- Born: September 5, 1926 Okolona, Arkansas
- Died: May 22, 2011 (aged 84)
- Occupation: Talent manager
- Years active: 1967–2001
- Known for: Association with The Drifters
- Spouse: George Treadwell ​ ​(m. 1957; died 1967)​
- Children: 1

= Faye Treadwell =

Manager of The Drifters

Faye Treadwell (born Fayrene Lavern Johnson, 5 September 1926 - 22 May 2011) was the manager of The Drifters. Treadwell was one of the first African-American female managers.

== Early life ==
Fayrene Johnson was born on 5 September 1926 in Okolona, Arkansas to a schoolteacher and a Baptist minister. She was the eldest of their four children. She graduated from Arkansas Baptist College and went to work in education, for the Los Angeles School Board.

In 1957, she married George Treadwell, a manager whose clients included Sarah Vaughan, Billie Holiday and Dinah Washington. He had recently begun managing The Drifters. George died suddenly in 1967, at which point Faye Treadwell bought out his partners and took control of The Drifters.

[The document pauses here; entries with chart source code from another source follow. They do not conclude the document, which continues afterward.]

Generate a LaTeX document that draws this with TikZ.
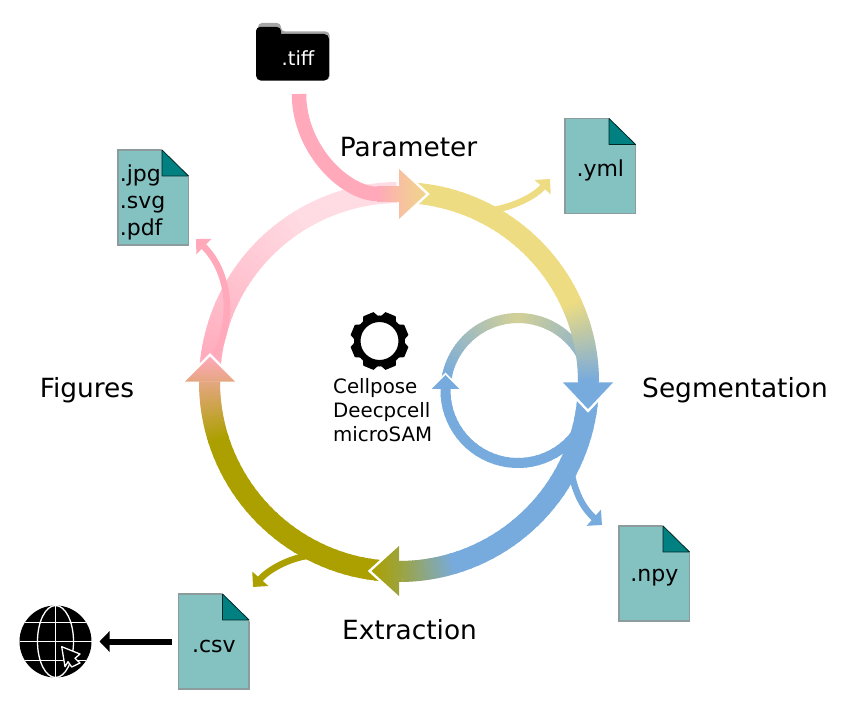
\documentclass[tikz,border=0pt]{standalone}
\usepackage{fontspec}
\setmainfont{DejaVu Sans}
\usetikzlibrary{arrows.meta}
\definecolor{flowpink}{HTML}{FFA9BB}
\definecolor{flowpale}{HTML}{FFDBE3}
\definecolor{flowyellow}{HTML}{EEDC82}
\definecolor{flowblue}{HTML}{78ABDD}
\definecolor{flowolive}{HTML}{ABA000}
\definecolor{sheetfill}{HTML}{84C1C1}
\definecolor{sheetedge}{HTML}{8C9B9B}
\definecolor{sheetfold}{HTML}{008080}
\colorlet{olivemix}{flowolive!73!flowblue}
\colorlet{pinkmix}{flowpink!68!flowolive}
\colorlet{parammix}{flowpink!55!flowyellow}
\tikzstyle{steplabel} = [font=\fontsize{26.4}{30}\selectfont]
\tikzstyle{toollabel} = [font=\fontsize{19.8}{24}\selectfont, align=left, anchor=west, inner sep=0pt]
\tikzstyle{sheet} = [draw=sheetedge, fill=sheetfill, line width=1.2pt, minimum width=70.5pt, minimum height=95pt, inner sep=0pt, outer sep=0pt]
\tikzstyle{sheettext} = [inner sep=0pt, text width=67pt, font=\fontsize{22}{27}\selectfont]
\tikzstyle{branch} = [line width=6.5pt, -{Triangle[width=21pt,length=11pt]}]
\tikzstyle{webline} = [draw=white, line width=1.3pt]
\newcommand{\flowarc}[7]{
  \foreach \k in {0,...,30}{
    \pgfmathsetmacro{\anga}{#4+(#5-#4)*\k/31}
    \pgfmathsetmacro{\angb}{#4+(#5-#4)*(\k+1.3)/31}
    \pgfmathsetmacro{\mixval}{100*\k/30}
    \draw[line width=#3, color=#7!\mixval!#6] (#1) ++(\anga:#2) arc[start angle=\anga, end angle=\angb, radius=#2];
  }
}
\newcommand{\flowhead}[7]{
  \begin{scope}[shift={#2}, rotate=#3]
    \coordinate (#1-tip) at (0,0);
    \coordinate (#1-a) at (-#4,#5/2);
    \coordinate (#1-b) at (-#4,-#5/2);
    \draw[white, line width=#6, miter limit=10] (#1-a) -- (#1-tip) -- (#1-b);
    \shade[#7] (#1-a) -- (#1-tip) -- (#1-b) -- cycle;
  \end{scope}
}
\newcommand{\sheetnode}[4]{
  \node[sheet] (#1) at #2 {};
  \draw[white, fill=white, line width=1.5pt] (#1.north east) ++(-26.5,1) -- ++(27.5,0) -- ++(0,-27.5) -- cycle;
  \draw[black!70!sheetfold, fill=sheetfold, line width=0.8pt, line join=round] (#1.north east) ++(-26.5,0) -- ++(26.5,-26) -- ++(-26.5,0) -- cycle;
  \node[sheettext, align=#4, yshift=-4.5pt] (#1-text) at (#1.center) {#3};
}

\begin{document}
\begin{tikzpicture}[x=1pt,y=1pt]
\useasboundingbox (0,0) rectangle (858,706);
\coordinate (ringc) at (399,324);
\coordinate (loopc) at (518,315.5);

\flowarc{loopc}{72.5}{10pt}{170}{90}{flowblue}{flowyellow!76!flowblue}
\flowarc{loopc}{72.5}{10pt}{90}{25}{flowyellow!76!flowblue}{flowyellow!20!flowblue}
\flowarc{loopc}{72.5}{10pt}{-30}{-180}{flowblue}{flowblue}

\flowarc{ringc}{189.5}{21pt}{88}{25}{flowyellow}{flowyellow}
\flowarc{ringc}{189.5}{21pt}{25}{0}{flowyellow}{flowblue}
\flowarc{ringc}{189.5}{21pt}{-2}{-73}{flowblue}{flowblue}
\flowarc{ringc}{189.5}{21pt}{-73}{-90}{flowblue}{olivemix}
\flowarc{ringc}{189.5}{21pt}{-92}{-162}{flowolive}{flowolive}
\flowarc{ringc}{189.5}{21pt}{-162}{-180}{flowolive}{pinkmix}
\flowarc{ringc}{189.5}{21pt}{177}{120}{flowpink}{flowpale}
\flowarc{ringc}{189.5}{21pt}{120}{91}{flowpale}{flowpale}

\coordinate (ymlout) at (488,495);
\coordinate (ymlin) at (550,527);
\coordinate (npyout) at (571,236);
\coordinate (npyin) at (602,181);
\coordinate (csvout) at (318,151);
\coordinate (csvin) at (253,119);
\coordinate (figout) at (210,341);
\coordinate (figin) at (196,467);
\coordinate (tiffout) at (299,612);
\coordinate (tiffin) at (378,512);
\draw[branch, flowyellow] (ymlout) .. controls (510,498) and (533,508) .. (ymlin);
\draw[branch, flowblue] (npyout) .. controls (575,211) and (585,196) .. (npyin);
\draw[branch, flowolive] (csvout) .. controls (295,151) and (270,138) .. (csvin);
\draw[branch, flowpink] (figout) .. controls (238,386) and (228,436) .. (figin);
\draw[line width=14.5pt, flowpink] (tiffout) .. controls (299,557) and (345,512) .. (tiffin);
\shade[left color=flowpink, right color=parammix] (377,504.75) rectangle (399.5,519.25);

\flowhead{parameter}{(426,512)}{0}{27}{50}{5pt}{left color=parammix, right color=flowyellow!85!flowpink}
\flowhead{segment}{(588,297)}{-90}{26.5}{50}{5pt}{left color=flowblue, right color=flowblue}
\flowhead{extract}{(371.5,135)}{180}{27.5}{50}{5pt}{left color=flowolive, right color=olivemix}
\flowhead{figure}{(210,349.3)}{90}{25}{50}{5pt}{bottom color=pinkmix, top color=flowpink}
\flowhead{loop}{(445.5,331)}{90}{14}{27.5}{3.5pt}{left color=flowblue, right color=flowblue}

\sheetnode{yml}{(600.3,540)}{.yml}{center}
\sheetnode{jpg}{(153.3,508.5)}{.jpg\\.svg\\.pdf}{left}
\sheetnode{npy}{(654.3,132.5)}{.npy}{center}
\sheetnode{csv}{(213.8,64.5)}{.csv}{center}

\fill[black!35] [rounded corners=4pt] (258,626) -- (258,683) -- (281,683) -- (281,674.5) -- (329.7,674.5) -- (329.7,626) -- cycle;
\node[fill=black, rounded corners=5pt, minimum width=73pt, minimum height=46.7pt, inner sep=0pt, outer sep=0pt] (folder) at (292.5,648.7) {};
\fill[black, rounded corners=4pt] (256,660) -- (256,679) -- (281,679) -- (281,660) -- cycle;
\node[white, font=\fontsize{19.5}{24}\selectfont, inner sep=0pt] (tiff) at (298,648) {.tiff};

\node[steplabel] (paramtext) at (408.5,559) {Parameter};
\node[steplabel] (segtext) at (735,316) {Segmentation};
\node[steplabel] (extracttext) at (409.5,76) {Extraction};
\node[steplabel] (figtext) at (87,316) {Figures};

\node[circle, draw=black, line width=6.5pt, minimum size=44.5pt, inner sep=0pt, outer sep=0pt] (gear) at (379.5,365) {};
\foreach \a in {22.5,67.5,...,337.5}{
  \fill[shift={(gear.center)}, rotate=\a] (22,-9) -- (29,-5.5) -- (29,5.5) -- (22,9) -- cycle;
}
\node[toollabel] (tools) at (333,295.5) {Cellpose\\Deecpcell\\microSAM};

\node[circle, fill=black, minimum size=72pt, inner sep=0pt, outer sep=0pt] (globe) at (55.5,64.5) {};
\draw[webline] (globe.west) -- (globe.east);
\draw[webline] (globe.north) -- (globe.south);
\draw[webline] (globe.center) ellipse[x radius=18, y radius=36];
\draw[webline] ([yshift=19pt]globe.center) ++(-30.6,0) -- ++(61.2,0);
\draw[webline] ([yshift=-19pt]globe.center) ++(-30.6,0) -- ++(61.2,0);
\draw[webline, fill=black, line join=round] (61.7,59.3) -- (80,52) -- (75,47.7) -- (80,43) -- (71.7,39) -- (68,44.3) -- (65,39.3) -- cycle;
\draw[line width=6pt, shorten <=7pt, shorten >=8pt, -{Triangle[width=20pt,length=10pt]}] (csv.west) -- (globe.east);
\end{tikzpicture}
\end{document}
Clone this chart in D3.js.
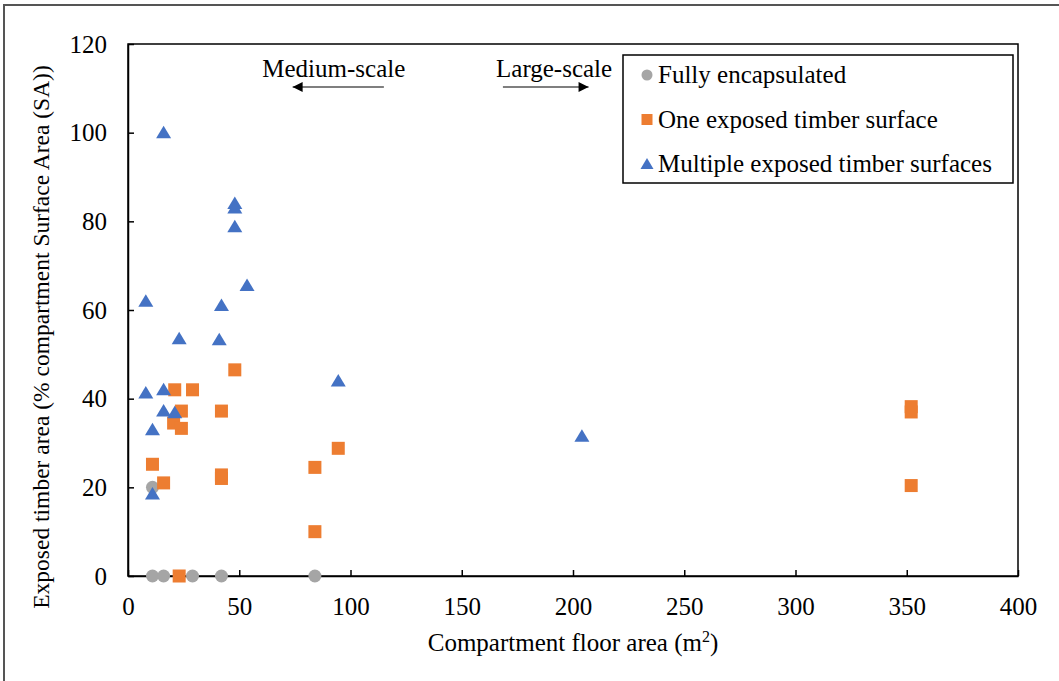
<!DOCTYPE html>
<html>
<head>
<meta charset="utf-8">
<script src="https://cdn.jsdelivr.net/npm/d3@7"></script>
<style>
  body { margin: 0; background: #fff; }
  text { font-family: "Liberation Serif", "Times New Roman", "DejaVu Serif", serif; fill: #000; }
</style>
</head>
<body>
<svg id="chart" width="1059" height="681"></svg>
<script>
// Fully encapsulated
const fullyX = [11, 16, 29, 42, 84, 11]
const fullyY = [0, 0, 0, 0, 0, 20]

// One exposed timber surface
const oneX = [48, 21, 29, 24, 42, 20.5, 24, 11, 16, 42, 42, 23, 94.5, 84, 84, 352, 352, 352]
const oneY = [46.5, 42, 42, 37.2, 37.2, 34.5, 33.3, 25.2, 21, 22, 22.8, 0, 28.8, 24.5, 10, 37, 38.2, 20.4]

// Multiple exposed timber surfaces
const multiX = [16, 48, 48, 48, 53.5, 8, 42, 23, 41, 8, 16, 16, 21, 11, 11, 94.5, 204]
const multiY = [100, 84, 83, 78.8, 65.5, 62, 61, 53.5, 53.3, 41.3, 42, 37.2, 36.8, 33, 18.5, 44, 31.5]

const xTicks = [0, 50, 100, 150, 200, 250, 300, 350, 400]
const yTicks = [0, 20, 40, 60, 80, 100, 120]

const seriesNames = ['Fully encapsulated', 'One exposed timber surface', 'Multiple exposed timber surfaces']
const seriesColors = ['#a5a5a5', '#ed7d31', '#4472c4']

const svg = d3.select('#chart')
const margin = {left: 128, top: 44, right: 41, bottom: 105}
const width = 1059 - margin.left - margin.right
const height = 681 - margin.top - margin.bottom

const x = d3.scaleLinear().domain([0, 400]).range([0, width])
const y = d3.scaleLinear().domain([0, 120]).range([height, 0])

// outer frame (top + left visible)
svg.append('path')
  .attr('d', 'M4,681 L4,5 L1059,5')
  .attr('fill', 'none')
  .attr('stroke', '#555')
  .attr('stroke-width', 2)

const g = svg.append('g').attr('transform', `translate(${margin.left},${margin.top})`)

// plot frame
g.append('rect')
  .attr('width', width).attr('height', height)
  .attr('fill', 'none').attr('stroke', '#000').attr('stroke-width', 1.5)

const xAxis = g.append('g')
  .attr('transform', `translate(0,${height})`)
  .call(d3.axisBottom(x).tickValues(xTicks).tickSizeInner(-6).tickSizeOuter(0).tickPadding(21))
const yAxis = g.append('g')
  .call(d3.axisLeft(y).tickValues(yTicks).tickSizeInner(-6).tickSizeOuter(0).tickPadding(21))

;[xAxis, yAxis].forEach(a => {
  a.select('.domain').attr('stroke', '#000').attr('stroke-width', 1.5)
  a.selectAll('.tick line').attr('stroke', '#000').attr('stroke-width', 1.5)
  a.selectAll('.tick text')
    .style('font-family', '"Liberation Serif", "Times New Roman", serif')
    .style('font-size', '25px')
    .attr('fill', '#000')
})
xAxis.selectAll('.tick text').attr('dy', '0.71em')

// axis titles
const xTitle = g.append('text')
  .attr('x', width / 2).attr('y', height + 75)
  .attr('text-anchor', 'middle')
  .style('font-size', '25px')
xTitle.append('tspan').text('Compartment floor area (m')
xTitle.append('tspan').attr('dy', -9).style('font-size', '16px').text('2')
xTitle.append('tspan').attr('dy', 9).text(')')

g.append('text')
  .attr('transform', `translate(${-79},${height / 2 + 27}) rotate(-90)`)
  .attr('text-anchor', 'middle')
  .style('font-size', '23.5px')
  .text('Exposed timber area (% compartment Surface Area (SA))')

// annotations
const defs = svg.append('defs')
defs.append('marker')
  .attr('id', 'arrow')
  .attr('viewBox', '0 0 10 10')
  .attr('refX', 10).attr('refY', 5)
  .attr('markerWidth', 13).attr('markerHeight', 10)
  .attr('markerUnits', 'userSpaceOnUse')
  .attr('orient', 'auto')
  .append('path').attr('d', 'M0,0 L10,5 L0,10 Z').attr('fill', '#000')

g.append('text')
  .attr('x', x(92.5)).attr('y', 33)
  .attr('text-anchor', 'middle')
  .style('font-size', '25px')
  .text('Medium-scale')
g.append('line')
  .attr('x1', x(115)).attr('x2', x(74))
  .attr('y1', 43).attr('y2', 43)
  .attr('stroke', '#000').attr('stroke-width', 1.2)
  .attr('marker-end', 'url(#arrow)')

g.append('text')
  .attr('x', x(191.5)).attr('y', 33)
  .attr('text-anchor', 'middle')
  .style('font-size', '25px')
  .text('Large-scale')
g.append('line')
  .attr('x1', x(168.5)).attr('x2', x(207))
  .attr('y1', 43).attr('y2', 43)
  .attr('stroke', '#000').attr('stroke-width', 1.2)
  .attr('marker-end', 'url(#arrow)')

// marker shapes
const shapes = [
  sel => sel.append('circle').attr('r', 6.5),
  sel => sel.append('rect').attr('x', -6.5).attr('y', -6.5).attr('width', 13).attr('height', 13),
  sel => sel.append('path').attr('d', 'M0,-7 L7.5,5.5 L-7.5,5.5 Z')
]

const series = [
  d3.zip(fullyX, fullyY),
  d3.zip(oneX, oneY),
  d3.zip(multiX, multiY)
]

series.forEach((pts, i) => {
  const pt = g.append('g').attr('fill', seriesColors[i])
    .selectAll('g')
    .data(pts)
    .join('g')
    .attr('transform', d => `translate(${x(d[0])},${y(d[1])})`)
  shapes[i](pt)
})

// legend
const legend = svg.append('g').attr('transform', 'translate(623,55)')
legend.append('rect')
  .attr('width', 390).attr('height', 128)
  .attr('fill', '#fff').attr('stroke', '#000').attr('stroke-width', 1.5)

const item = legend.selectAll('g.item')
  .data(seriesNames)
  .join('g')
  .attr('class', 'item')
  .attr('transform', (d, i) => `translate(24,${20 + i * 44.5})`)
item.each(function (d, i) {
  const s = d3.select(this).append('g').attr('fill', seriesColors[i])
  shapes[i](s)
  s.select('circle').attr('r', 5.5)
  s.select('rect').attr('x', -5.5).attr('y', -5.5).attr('width', 11).attr('height', 11)
  s.select('path').attr('d', 'M0,-6 L6.5,5 L-6.5,5 Z')
})
item.append('text')
  .attr('x', 11).attr('y', 0).attr('dy', '0.33em')
  .style('font-size', '25px')
  .text(d => d)
</script>
</body>
</html>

Treadwell took The Drifters to London in the 1970s and was based there for 30 years, in addition to having a home in Englewood, New Jersey.

Treadwell fought many legal battles over the rights to The Drifters' name.

Treadwell retired in 2001 due to ill health.

== Death and commemoration ==
Treadwell died of complications of breast cancer on 22 May 2011. Her daughter Tina Treadwell took over managing the legacy of The Drifters.

In November 2021, The Drifters Girl opened at the Garrick Theatre, telling the story of Faye Treadwell's life via a musical.